Betulkah pandangan hidup kiai --dan pesantren-- memang lekat dengan nuansa kejumudan lantaran terlalu lekat dengan tarekat –tasawuf--? Zamakhsyari memang tidak menampik adanya “watak jumud” itu. Namun demikian, kejumudan tersebut bukanlah “kejumudan mati”, dalam pengertiannya yang sama-sekali tak bergerak. Kejumudan itu lebih tepat diterjemahkan dalam istilah continuity and change, di mana kiai sangat mempertahankan pentingnya kesinambungan tradisi keagamaan dalam rentangan sejarahnya yang sangat panjang di antara gerakan-gerakan dinamis kehidupan empiris itu sendiri. Artinya, masyarakat yang secara sosiologis niscaya selalu mengalami pergeseran dan perubahan selalu diperjuangkan untuk disinergikan dengan khazanah tradisi Islam klasik yang bersumber dari kitab-kitab salaf, yang notabene memiliki kesinambungan dengan intelektualitas generasi-generasi sebelumnya hingga sampai ke haribaan para sahabat dan Nabi. Namun, kalau di antara realitas sosiologis masyarakat tersebut terdapat kasus-kasus yang tidak tercover oleh khazanah tradisi klasik, maka di situlah diterapkan ijtihad untuk melahirkan suatu hukum baru, yang bersumber dari al-Qur’an dan hadist sebagai doktrin pokok. Ini terlihat dari program bahstul masa’il yang diselenggarakan secara rutin untuk membahas berbagai problem kemasyarakatan kontemporer, yang di dalamnya bukan hanya melibatkan pengkajian dan pemahaman kembali terhadap kitab-kitab salaf, tetapi juga melibatkan ilmu-ilmu kontemporer. Para kiai, tegasnya, sangat meyakini bahwa keteguhan dan integritas Islam sama-sekali tidak mungkin berdiri dari masa kini an sich, tetapi harus memiliki mata rantai kesejarahan intelektualitas dan yurisprudensi dengan tradisi generasi-generasi sebelumnya.

Analisis

  1. Dari uraian Zamakhsyari di atas, dapat ditarik kesimpulan bahwa sosok kiai dan pesantren –dengan segala tradisi dan warna-warni kehidupannya—bukanlah entitas yang jumud dan anti perubahan, mengingat mereka sangat kuat memelihara tradisi. Sebaliknya, Kiai dan pesantren merupakan entitas yang selalu berusaha selalu akomodatif dengan setiap perubahan yang terjadi di masyarakat, sekaligus tetap menjaga tradisi demi kontinuitas kesejarahan kehidupan manusia. Hal ini nampak dari penegasan Zamakhsyari yang menyatakan bahwa kehidupan Kiai dan pesantren terbingkai dalam istilah continuity and change. Agaknya hal ini sesuai dengan pepatah Arab yang menyatakan “menjaga hal lama yang baik, dan mengambil hal baru yang lebih baik. Penelitian Zamakhsyari ini berhasil menemukan adanya kesamaan pandangan hidup yang sangat mendasar dari semua kiai yakni selalu mengupayakan lestarinya tradisi di tengah-tengah arus perubahan. Walaupun penelitian ini hanya berdasar atas hal-hal yang bersifat kasuistis di pesantren Tebuireng –yang mewakili pesantren besar—dan pesantren Tegalsari –yang mewakili pesantren kecil--, namun setidaknya hal tersebut dapat dijadikan cerminan utuh kehidupan Kiai –dan pesantrennnya—di Jawa.

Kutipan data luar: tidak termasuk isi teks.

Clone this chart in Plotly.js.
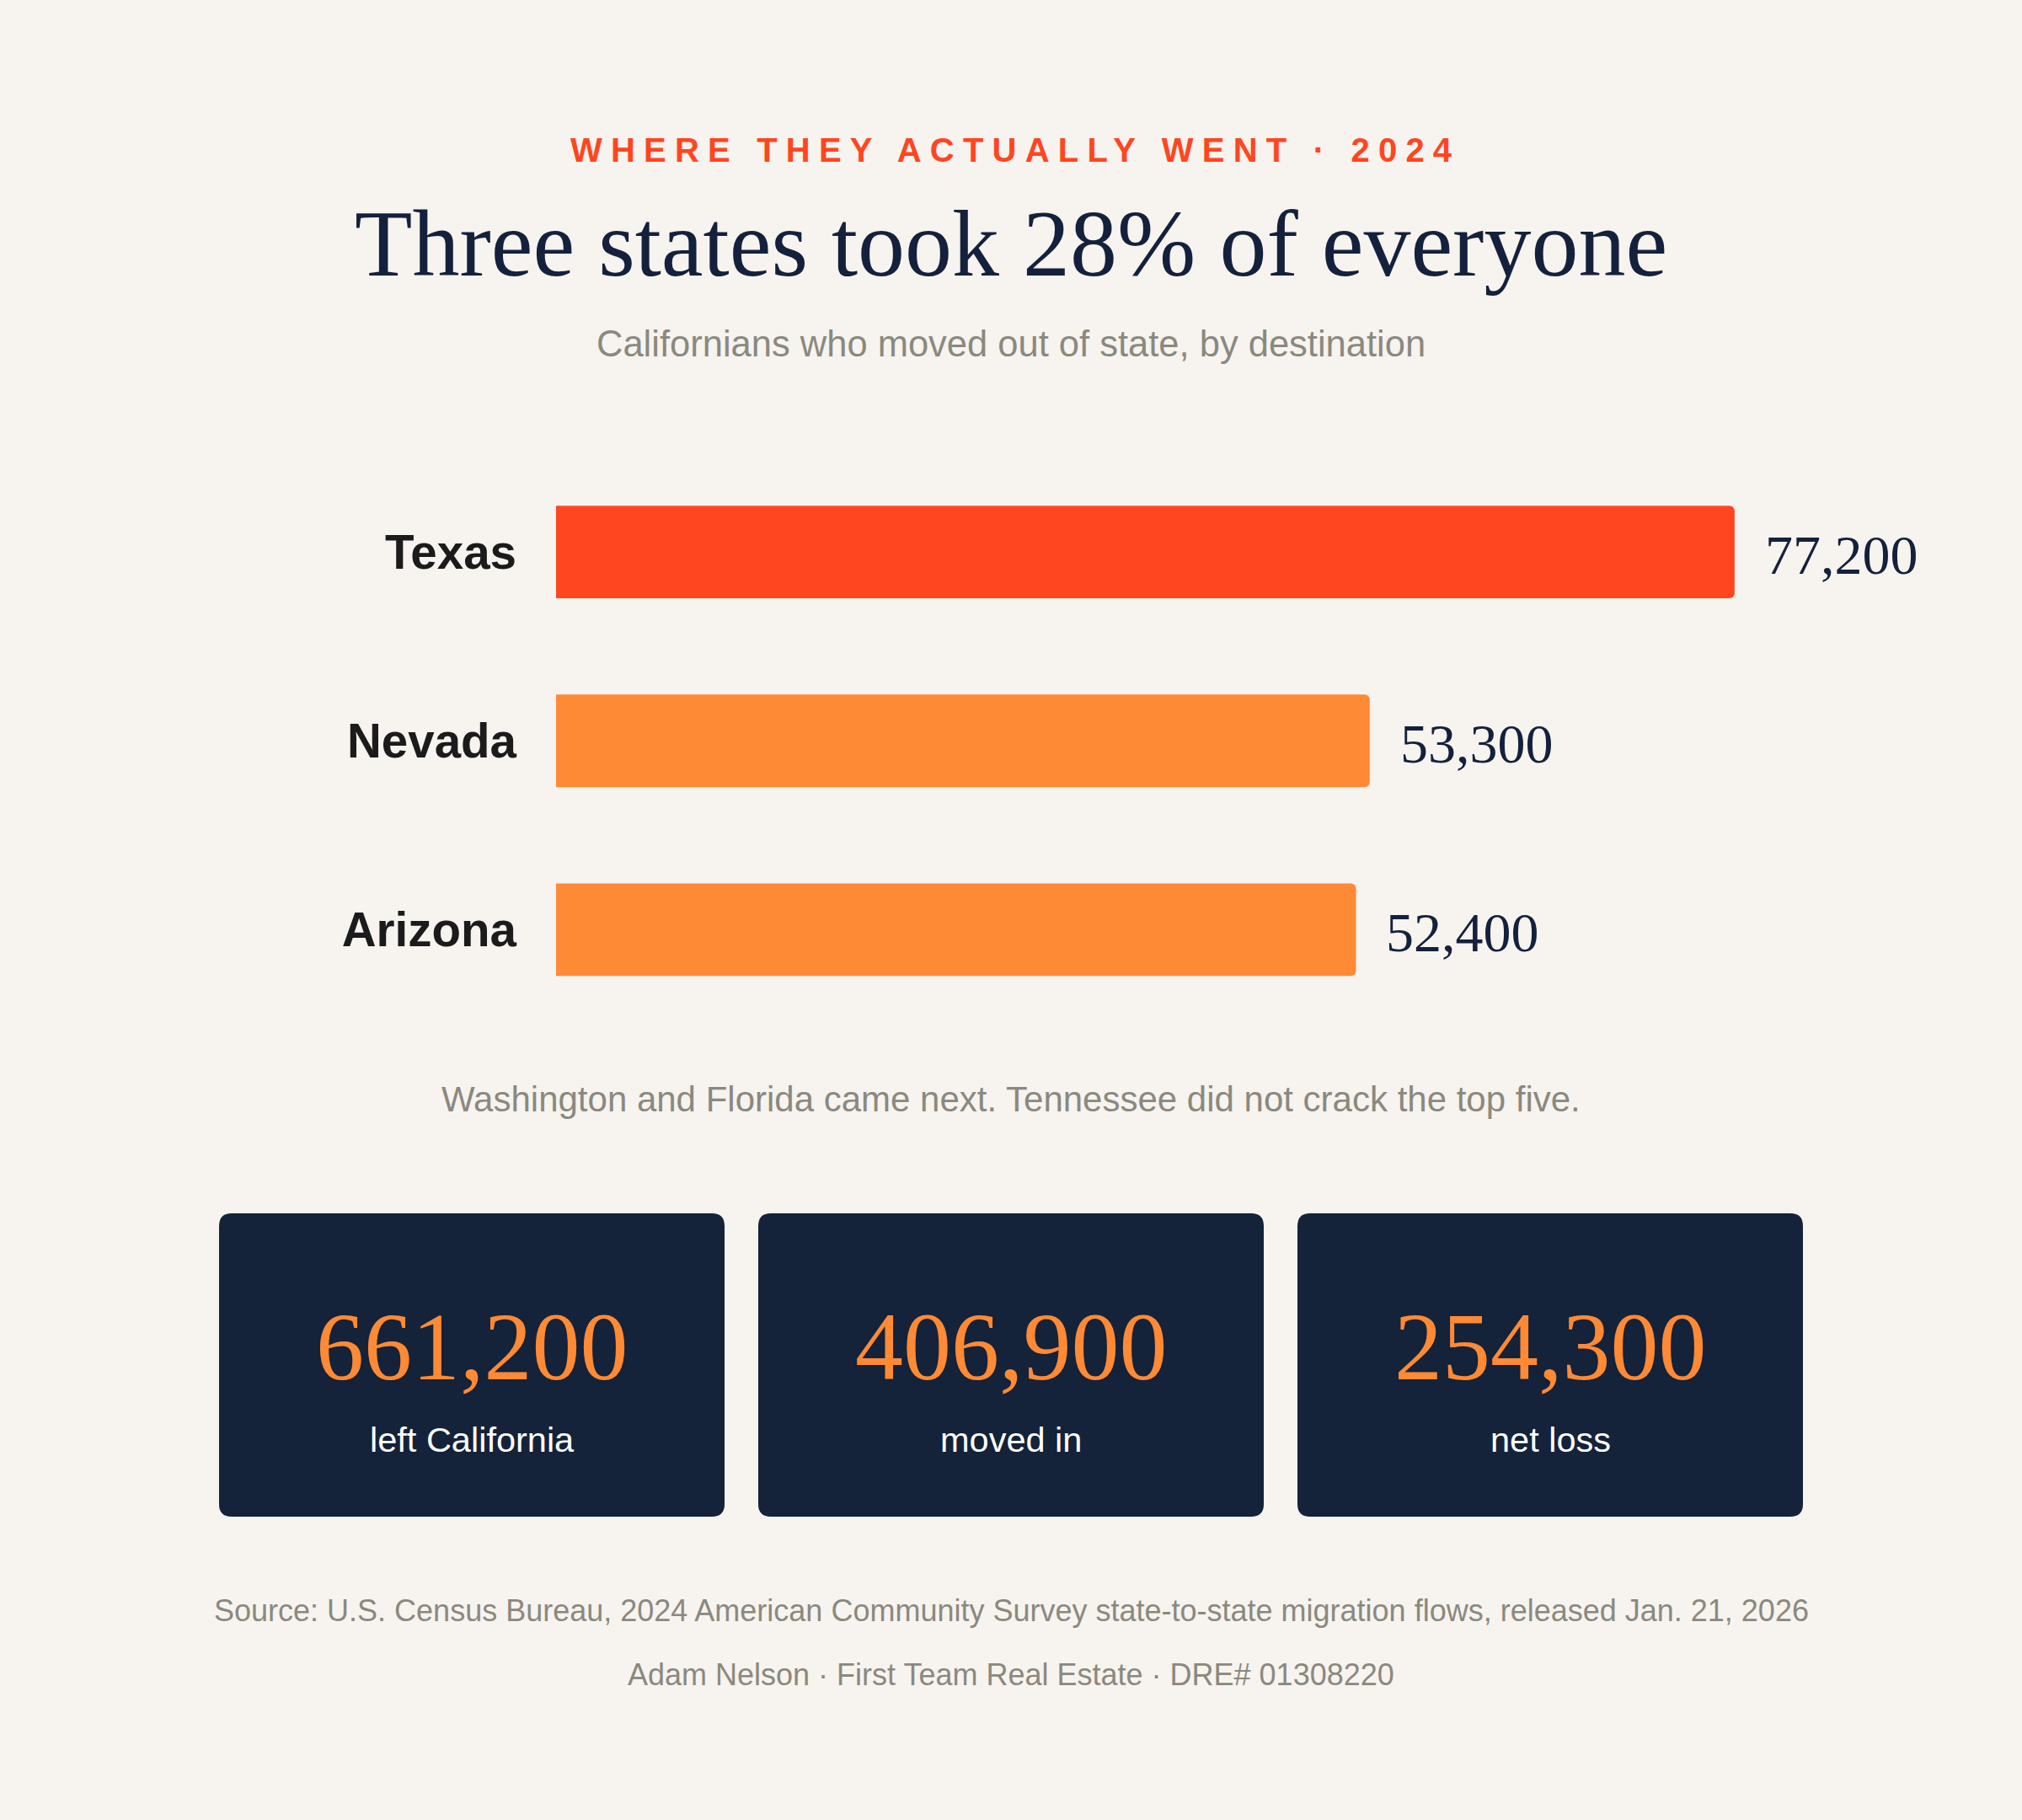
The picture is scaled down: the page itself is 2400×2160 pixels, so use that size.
<!DOCTYPE html>
<html>
<head>
<meta charset="utf-8">
<script src="https://cdn.plot.ly/plotly-3.0.1.min.js"></script>
<style>
  html, body { margin: 0; padding: 0; background: #F7F3EF; }
  #chart { width: 2400px; height: 2160px; }
  text[data-unformatted^="WHERE THEY"] { letter-spacing: 10.2px; }
</style>
</head>
<body>
<div id="chart"></div>
<script>
// ---- data ----
const states = ["Texas", "Nevada", "Arizona"];
const movers = [77200, 53300, 52400];
const cardValues = [661200, 406900, 254300];
const cardLabels = ["left California", "moved in", "net loss"];

const kicker = "WHERE THEY ACTUALLY WENT \u00B7 2024";
const titleText = "Three states took 28% of everyone";
const subtitleText = "Californians who moved out of state, by destination";
const noteText = "Washington and Florida came next. Tennessee did not crack the top five.";
const sourceText = "Source: U.S. Census Bureau, 2024 American Community Survey state-to-state migration flows, released Jan. 21, 2026";
const creditText = "Adam Nelson \u00B7 First Team Real Estate \u00B7 DRE# 01308220";

// ---- styles ----
const W = 2400, H = 2160;
const BG = "#F7F3EF";
const RED = "#FF4620";
const ORANGE = "#FF8A35";
const NAVY = "#14223A";
const GRAY = "#8A897E";
const SERIF = "Liberation Serif, DejaVu Serif, serif";
const SANS = "Liberation Sans, Arial, sans-serif";

const px = v => v / W;
const py = v => 1 - v / H;
const fmt = n => n.toLocaleString("en-US");

const barColors = states.map((s, i) => i === 0 ? RED : ORANGE);

const trace = {
  type: "bar",
  orientation: "h",
  x: movers,
  y: states,
  marker: { color: barColors, line: { width: 0 } },
  hoverinfo: "skip",
  showlegend: false
};

const annotations = [];
function addText(text, xPix, yPix, size, color, family, weight) {
  annotations.push({
    xref: "paper", yref: "paper",
    x: px(xPix), y: py(yPix),
    xanchor: "center", yanchor: "middle",
    text: text, showarrow: false,
    font: { size: size, color: color, family: family, weight: weight || 400 }
  });
}
addText(kicker, 1205, 178, 40, RED, SANS, 700);
addText(titleText, 1200, 289, 112, "#14213D", SERIF, 400);
addText(subtitleText, 1200, 408, 43.5, GRAY, SANS, 400);
addText(noteText, 1200, 1304, 42, GRAY, SANS, 400);
addText(sourceText, 1200, 1911, 36, GRAY, SANS, 400);
addText(creditText, 1200, 1987, 36, GRAY, SANS, 400);

// value labels via data axes
states.forEach((s, i) => {
  annotations.push({
    xref: "x", yref: "y",
    x: movers[i], y: s,
    xanchor: "left", yanchor: "middle",
    xshift: 34, yshift: -3,
    text: fmt(movers[i]), showarrow: false,
    font: { size: 66, color: "#14213D", family: SERIF }
  });
});

// cards
const cardBoxes = [[260, 860], [900, 1500], [1540, 2140]];
const cardTop = 1440, cardBottom = 1800, rad = 15;
const shapes = [];
cardBoxes.forEach((b, i) => {
  const x0 = px(b[0]), x1 = px(b[1]);
  const y0 = py(cardTop), y1 = py(cardBottom);
  const rx = rad / W, ry = rad / H;
  const path = `M ${x0 + rx} ${y0} L ${x1 - rx} ${y0} Q ${x1} ${y0} ${x1} ${y0 - ry} ` +
    `L ${x1} ${y1 + ry} Q ${x1} ${y1} ${x1 - rx} ${y1} ` +
    `L ${x0 + rx} ${y1} Q ${x0} ${y1} ${x0} ${y1 + ry} ` +
    `L ${x0} ${y0 - ry} Q ${x0} ${y0} ${x0 + rx} ${y0} Z`;
  shapes.push({ type: "path", xref: "paper", yref: "paper", path: path,
    fillcolor: NAVY, line: { width: 0 }, layer: "below" });
  const cx = (b[0] + b[1]) / 2;
  addText(fmt(cardValues[i]), cx, 1598, 114, ORANGE, SERIF, 400);
  addText(cardLabels[i], cx, 1708, 41.5, "#FFFFFF", SANS, 400);
});

const layout = {
  width: W, height: H,
  margin: { l: 0, r: 0, t: 0, b: 0, pad: 0 },
  paper_bgcolor: BG,
  plot_bgcolor: "rgba(0,0,0,0)",
  showlegend: false,
  bargap: 0.51,
  barcornerradius: 6,
  xaxis: {
    domain: [660 / W, 2260 / W],
    range: [0, 88300],
    visible: false, fixedrange: true
  },
  yaxis: {
    domain: [py(1215.5), py(543)],
    type: "category",
    categoryorder: "array",
    categoryarray: states,
    autorange: "reversed",
    showgrid: false, zeroline: false, showline: false,
    ticks: "", ticklabelstandoff: 46,
    tickfont: { family: SANS, size: 56.5, color: "#1B1B1B", weight: 700 },
    automargin: false, fixedrange: true
  },
  annotations: annotations,
  shapes: shapes,
  hovermode: false
};

Plotly.newPlot("chart", [trace], layout, { displayModeBar: false, staticPlot: true });
</script>
</body>
</html>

  2. Penelitian Zamakhsyari ini juga berhasil menguak tabir yang menyelimuti kisah di balik suksesnya Islamisasi di Jawa. Selama ini yang ada dalam benak kaum kebanyakan adalah bahwa penyebaran Islam di Jawa dapat berhasil karena jasa para Walisongo yang mampu mensinergikan budaya Jawa dengan ajaran Islam –melalui pagelaran Wayang misalnya--. Dengan penelitian ini, terkuak data bahwa Islamisasi di Jawa dapat berhasil juga berkat strategi yang dijalankan oleh para Kiai –yang melanjutkan misi Walisongo—yang mampu menyelami watak dan pandangan masyarakat Jawa yang sangat lekat dengan tradisi mistis –yang merupakan peninggalan ajaran Hindu--. Strategi yang dimaksud adalah tarekat yang dijadikan gerbang oleh para Kiai, untuk memasukkan ajaran Islam dalam Masyarakat.

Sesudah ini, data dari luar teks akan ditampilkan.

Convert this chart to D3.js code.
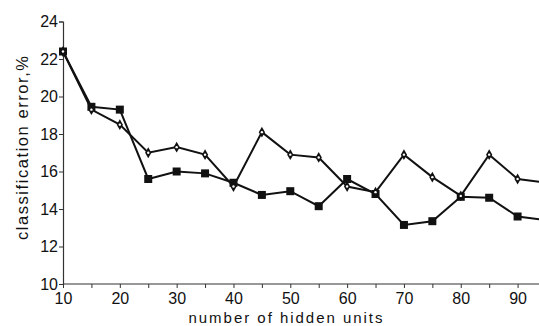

  3. Satu hal yang perlu dicatat adalah bahwa dalam penelitian ini Zamakhsyari mengambil objek pesantren Tebu Ireng dan Tegalsari, di mana keduanya merupakan pondok yang sejenis yakni sama-sama merupakan pondok yang menerapkan sistem pendidikan non-modern, ketika penelitian ini dilakukan. Namun demikian, dari data yang dijumpai di kedua objek tersebut, Zamakhsyari mengambil kongklusi bahwa keduanya merupakan cerminan wajah kehidupan Kiai dan pesantren di Jawa, yang lekat dengan upaya mempertahankan tradisi. Yang menjadi pertanyaan adalah ; apakah sample yang diambil oleh Zamakhsyari tersebut sudah layak untuk dijadian sebagai parameter ? penelitian lainlah yang akan menjawabnya.